- EXTRACTED ENTRIES:
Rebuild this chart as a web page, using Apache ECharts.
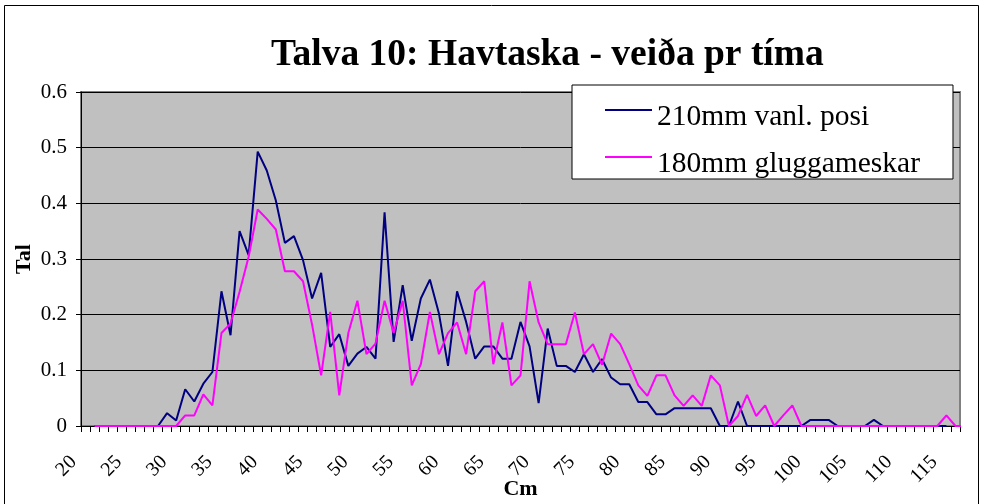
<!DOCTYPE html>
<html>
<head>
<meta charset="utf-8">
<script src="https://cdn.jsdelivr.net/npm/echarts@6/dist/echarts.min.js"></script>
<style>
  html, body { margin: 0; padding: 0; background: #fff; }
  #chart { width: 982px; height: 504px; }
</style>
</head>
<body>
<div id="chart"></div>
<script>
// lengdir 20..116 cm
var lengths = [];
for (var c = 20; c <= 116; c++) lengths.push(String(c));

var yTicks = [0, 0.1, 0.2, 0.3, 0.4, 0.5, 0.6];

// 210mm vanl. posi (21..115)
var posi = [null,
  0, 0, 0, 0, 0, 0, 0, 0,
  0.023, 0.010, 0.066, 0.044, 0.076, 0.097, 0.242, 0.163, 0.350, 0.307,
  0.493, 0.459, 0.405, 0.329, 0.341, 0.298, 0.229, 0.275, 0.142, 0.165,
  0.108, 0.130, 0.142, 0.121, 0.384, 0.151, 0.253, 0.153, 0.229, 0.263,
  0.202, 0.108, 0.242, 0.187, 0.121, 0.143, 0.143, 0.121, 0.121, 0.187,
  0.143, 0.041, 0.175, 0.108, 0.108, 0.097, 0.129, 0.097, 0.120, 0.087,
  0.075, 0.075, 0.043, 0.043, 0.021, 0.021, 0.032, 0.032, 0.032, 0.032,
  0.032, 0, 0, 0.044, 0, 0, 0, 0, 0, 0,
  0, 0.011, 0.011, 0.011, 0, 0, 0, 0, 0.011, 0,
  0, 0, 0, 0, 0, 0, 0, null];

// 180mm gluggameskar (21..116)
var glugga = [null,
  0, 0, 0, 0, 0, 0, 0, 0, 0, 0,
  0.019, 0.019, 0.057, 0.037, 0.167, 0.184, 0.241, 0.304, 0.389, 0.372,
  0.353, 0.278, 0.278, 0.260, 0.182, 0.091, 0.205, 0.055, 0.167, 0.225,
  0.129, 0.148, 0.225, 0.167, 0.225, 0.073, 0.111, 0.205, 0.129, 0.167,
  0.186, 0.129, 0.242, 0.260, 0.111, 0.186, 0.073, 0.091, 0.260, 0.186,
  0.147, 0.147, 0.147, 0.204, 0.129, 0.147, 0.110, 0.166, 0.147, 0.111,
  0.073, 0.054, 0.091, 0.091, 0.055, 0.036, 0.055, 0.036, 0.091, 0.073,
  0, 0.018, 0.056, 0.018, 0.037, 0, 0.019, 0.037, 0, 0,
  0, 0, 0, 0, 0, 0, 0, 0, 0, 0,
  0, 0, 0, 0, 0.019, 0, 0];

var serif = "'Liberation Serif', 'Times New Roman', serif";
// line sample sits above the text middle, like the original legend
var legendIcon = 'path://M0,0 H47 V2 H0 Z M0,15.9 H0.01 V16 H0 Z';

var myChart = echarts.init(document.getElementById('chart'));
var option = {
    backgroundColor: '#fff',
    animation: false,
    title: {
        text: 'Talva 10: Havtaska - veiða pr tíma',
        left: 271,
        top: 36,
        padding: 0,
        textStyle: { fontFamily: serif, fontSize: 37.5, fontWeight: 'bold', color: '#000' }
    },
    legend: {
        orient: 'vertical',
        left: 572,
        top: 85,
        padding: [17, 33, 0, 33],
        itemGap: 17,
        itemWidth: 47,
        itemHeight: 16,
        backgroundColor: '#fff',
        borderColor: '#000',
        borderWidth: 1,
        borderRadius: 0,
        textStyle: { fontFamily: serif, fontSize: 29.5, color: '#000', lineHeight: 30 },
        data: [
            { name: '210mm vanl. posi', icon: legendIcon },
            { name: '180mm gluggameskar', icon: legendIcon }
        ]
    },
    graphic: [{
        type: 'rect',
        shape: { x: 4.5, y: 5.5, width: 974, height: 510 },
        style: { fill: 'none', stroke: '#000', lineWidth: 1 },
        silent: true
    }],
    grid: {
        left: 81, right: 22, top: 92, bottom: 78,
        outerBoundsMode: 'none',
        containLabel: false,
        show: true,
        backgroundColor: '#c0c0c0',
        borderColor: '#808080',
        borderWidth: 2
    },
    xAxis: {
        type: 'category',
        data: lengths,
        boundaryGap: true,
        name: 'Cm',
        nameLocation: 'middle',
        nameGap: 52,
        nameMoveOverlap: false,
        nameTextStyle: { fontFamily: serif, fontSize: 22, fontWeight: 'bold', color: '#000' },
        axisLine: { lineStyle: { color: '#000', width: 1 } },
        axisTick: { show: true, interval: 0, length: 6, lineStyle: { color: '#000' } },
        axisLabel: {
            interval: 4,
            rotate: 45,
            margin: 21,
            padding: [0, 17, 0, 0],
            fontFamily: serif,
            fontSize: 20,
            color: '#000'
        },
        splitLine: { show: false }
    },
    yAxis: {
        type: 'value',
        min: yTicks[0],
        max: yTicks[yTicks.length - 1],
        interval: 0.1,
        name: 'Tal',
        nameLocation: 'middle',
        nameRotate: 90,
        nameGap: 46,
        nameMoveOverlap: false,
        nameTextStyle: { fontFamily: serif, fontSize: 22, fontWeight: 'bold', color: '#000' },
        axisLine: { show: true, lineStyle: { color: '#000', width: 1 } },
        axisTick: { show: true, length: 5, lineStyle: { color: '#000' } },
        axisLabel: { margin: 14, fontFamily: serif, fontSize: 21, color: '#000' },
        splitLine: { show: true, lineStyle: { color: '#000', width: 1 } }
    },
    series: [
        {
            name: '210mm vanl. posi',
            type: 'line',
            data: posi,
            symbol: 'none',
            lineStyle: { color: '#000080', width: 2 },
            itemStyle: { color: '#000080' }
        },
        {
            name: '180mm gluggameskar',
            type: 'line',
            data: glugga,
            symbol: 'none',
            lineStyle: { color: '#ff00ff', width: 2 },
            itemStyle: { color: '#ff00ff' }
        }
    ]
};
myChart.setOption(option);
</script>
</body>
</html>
==
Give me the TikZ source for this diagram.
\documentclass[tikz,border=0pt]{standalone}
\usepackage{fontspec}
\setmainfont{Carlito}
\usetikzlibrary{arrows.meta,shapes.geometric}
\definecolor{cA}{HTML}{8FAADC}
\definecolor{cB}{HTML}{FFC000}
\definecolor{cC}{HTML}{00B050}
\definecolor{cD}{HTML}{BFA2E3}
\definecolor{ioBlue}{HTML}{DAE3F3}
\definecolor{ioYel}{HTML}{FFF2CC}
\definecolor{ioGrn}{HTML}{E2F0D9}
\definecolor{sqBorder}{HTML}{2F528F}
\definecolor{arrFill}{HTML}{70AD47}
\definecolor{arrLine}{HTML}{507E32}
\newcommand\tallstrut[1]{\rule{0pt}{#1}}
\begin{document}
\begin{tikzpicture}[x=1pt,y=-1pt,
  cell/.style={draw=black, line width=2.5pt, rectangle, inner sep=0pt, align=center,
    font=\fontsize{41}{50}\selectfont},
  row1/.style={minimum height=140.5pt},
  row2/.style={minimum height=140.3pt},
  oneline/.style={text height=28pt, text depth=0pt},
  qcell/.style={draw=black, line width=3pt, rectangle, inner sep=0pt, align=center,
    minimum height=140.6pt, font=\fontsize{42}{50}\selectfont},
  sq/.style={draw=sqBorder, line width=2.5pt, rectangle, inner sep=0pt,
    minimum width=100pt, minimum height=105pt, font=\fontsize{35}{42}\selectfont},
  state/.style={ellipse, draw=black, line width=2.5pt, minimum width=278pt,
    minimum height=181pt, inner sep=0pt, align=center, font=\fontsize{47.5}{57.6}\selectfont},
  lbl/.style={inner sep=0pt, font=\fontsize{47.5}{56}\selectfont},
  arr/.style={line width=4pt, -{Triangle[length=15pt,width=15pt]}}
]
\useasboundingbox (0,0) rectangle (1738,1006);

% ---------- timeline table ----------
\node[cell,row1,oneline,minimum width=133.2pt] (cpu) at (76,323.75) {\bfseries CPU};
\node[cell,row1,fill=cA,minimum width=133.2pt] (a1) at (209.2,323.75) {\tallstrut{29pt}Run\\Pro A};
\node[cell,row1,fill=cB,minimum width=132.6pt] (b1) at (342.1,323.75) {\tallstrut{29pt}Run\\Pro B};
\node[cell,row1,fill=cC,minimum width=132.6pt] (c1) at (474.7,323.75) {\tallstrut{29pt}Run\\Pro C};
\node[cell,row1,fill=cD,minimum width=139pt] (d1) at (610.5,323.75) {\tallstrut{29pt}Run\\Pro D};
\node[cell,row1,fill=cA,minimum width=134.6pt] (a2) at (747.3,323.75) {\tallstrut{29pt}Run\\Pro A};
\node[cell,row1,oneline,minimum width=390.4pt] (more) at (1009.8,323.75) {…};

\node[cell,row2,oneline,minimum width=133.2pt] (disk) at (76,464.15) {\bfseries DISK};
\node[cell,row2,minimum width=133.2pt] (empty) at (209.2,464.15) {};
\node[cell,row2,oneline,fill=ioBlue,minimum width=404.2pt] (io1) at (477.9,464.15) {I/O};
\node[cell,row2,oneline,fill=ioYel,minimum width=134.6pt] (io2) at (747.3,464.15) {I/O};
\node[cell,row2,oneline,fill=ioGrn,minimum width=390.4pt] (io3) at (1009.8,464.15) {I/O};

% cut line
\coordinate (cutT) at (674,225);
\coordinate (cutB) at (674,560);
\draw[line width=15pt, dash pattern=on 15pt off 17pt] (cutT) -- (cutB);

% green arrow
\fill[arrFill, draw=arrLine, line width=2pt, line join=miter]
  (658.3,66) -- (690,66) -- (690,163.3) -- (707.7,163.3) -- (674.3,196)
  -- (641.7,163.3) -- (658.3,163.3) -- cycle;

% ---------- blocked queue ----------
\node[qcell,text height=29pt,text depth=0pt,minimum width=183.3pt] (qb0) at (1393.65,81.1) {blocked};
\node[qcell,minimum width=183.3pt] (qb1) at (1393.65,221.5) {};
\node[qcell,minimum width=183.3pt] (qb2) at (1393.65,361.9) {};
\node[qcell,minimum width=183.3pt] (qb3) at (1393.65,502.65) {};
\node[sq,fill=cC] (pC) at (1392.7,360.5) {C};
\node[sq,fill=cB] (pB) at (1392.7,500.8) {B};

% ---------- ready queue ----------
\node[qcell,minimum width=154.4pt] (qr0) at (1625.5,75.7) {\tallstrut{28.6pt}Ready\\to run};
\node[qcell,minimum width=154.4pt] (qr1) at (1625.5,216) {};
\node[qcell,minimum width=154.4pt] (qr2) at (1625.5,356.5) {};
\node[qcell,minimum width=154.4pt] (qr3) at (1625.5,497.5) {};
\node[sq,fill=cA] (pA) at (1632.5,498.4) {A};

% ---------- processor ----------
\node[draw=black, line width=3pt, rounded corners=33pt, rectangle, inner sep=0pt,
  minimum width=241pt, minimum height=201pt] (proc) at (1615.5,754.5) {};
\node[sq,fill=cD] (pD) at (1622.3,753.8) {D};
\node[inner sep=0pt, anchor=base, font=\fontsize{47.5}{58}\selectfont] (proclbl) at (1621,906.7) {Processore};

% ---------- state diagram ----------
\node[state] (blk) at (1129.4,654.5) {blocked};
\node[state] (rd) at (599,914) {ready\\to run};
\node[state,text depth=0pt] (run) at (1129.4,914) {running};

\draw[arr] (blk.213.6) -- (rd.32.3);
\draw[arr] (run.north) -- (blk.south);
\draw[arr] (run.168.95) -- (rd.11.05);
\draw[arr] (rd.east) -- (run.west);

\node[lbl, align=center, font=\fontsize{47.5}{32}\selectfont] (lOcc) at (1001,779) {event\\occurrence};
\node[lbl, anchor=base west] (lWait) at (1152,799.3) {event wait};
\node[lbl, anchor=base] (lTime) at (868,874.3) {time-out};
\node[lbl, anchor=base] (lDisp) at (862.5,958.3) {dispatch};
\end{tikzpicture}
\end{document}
--
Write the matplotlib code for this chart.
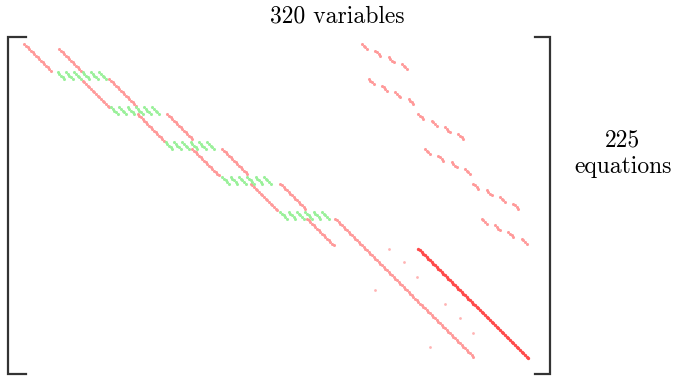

- WHAT THE TASK REQUIRES: Reproduce nothing but the lines from the one with "Rebuild this chart" to the one with "for (var c = 20;", both lines included, and keep every picture out of the copy.

- WRITTEN RESPONSE:
Rebuild this chart as a web page, using Apache ECharts.
<!DOCTYPE html>
<html>
<head>
<meta charset="utf-8">
<script src="https://cdn.jsdelivr.net/npm/echarts@6/dist/echarts.min.js"></script>
<style>
  html, body { margin: 0; padding: 0; background: #fff; }
  #chart { width: 982px; height: 504px; }
</style>
</head>
<body>
<div id="chart"></div>
<script>
// lengdir 20..116 cm
var lengths = [];
for (var c = 20; c <= 116; c++) lengths.push(String(c));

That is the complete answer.